The show does occasionally stumble on its own internal logic, though. The one that keeps bugging me is the passage of time. The characters are supposed to live in a sort of ageless limbo, but Henry is a regular boy from our world who ages from birth to 10 years in Storybrooke. Nobody notices he ages while all the other kids presumably don’t? He never asks why none of his classmates get any older?
To its credit, the show moves fairly rapidly. It doesn’t drag out the “will she or won’t she?” of Emma’s disbelief and role in the curse too long and gives us a decisive season finale that sets up a whole new set of problems for her and Regina — and all of Storybrooke — for the season premiere Sept. 30. (Argh! I still have to wait a month?)
The set has some nice extras. In a Blu-ray exclusive feature, Dallas reveals some of the origins of several fairy tales, tracing them all the way back to Greek or even Assyrian mythology before the Grimm brothers got their hands on them. And he only mentions Disney when discussing “The Little Mermaid.”

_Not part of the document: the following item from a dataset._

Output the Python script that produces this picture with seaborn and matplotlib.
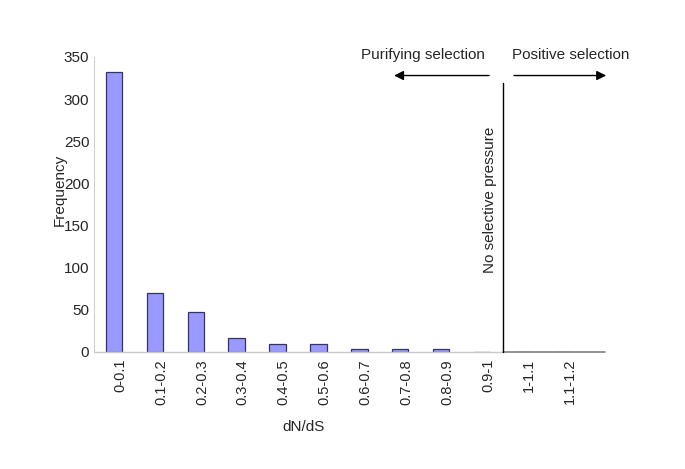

Other extras, such as “Building Character,” which tracks the adaptation of Belle for the show, show just how much green screen is used. Obviously, all those fairy-tale sets can’t be built from scratch, but they fooled my eye on some stuff, for sure. Way to go, SFX team! There’s also a nice look at Steveston, British Columbia, the Canadian town that is transformed into Storybrooke for filming.
There were some concerns that with “Grimm” on NBC, that we had one fairy tale show too many at the start of the season, but they’ve both grown to be modest hits with distinct points of view and well-deserved ratings.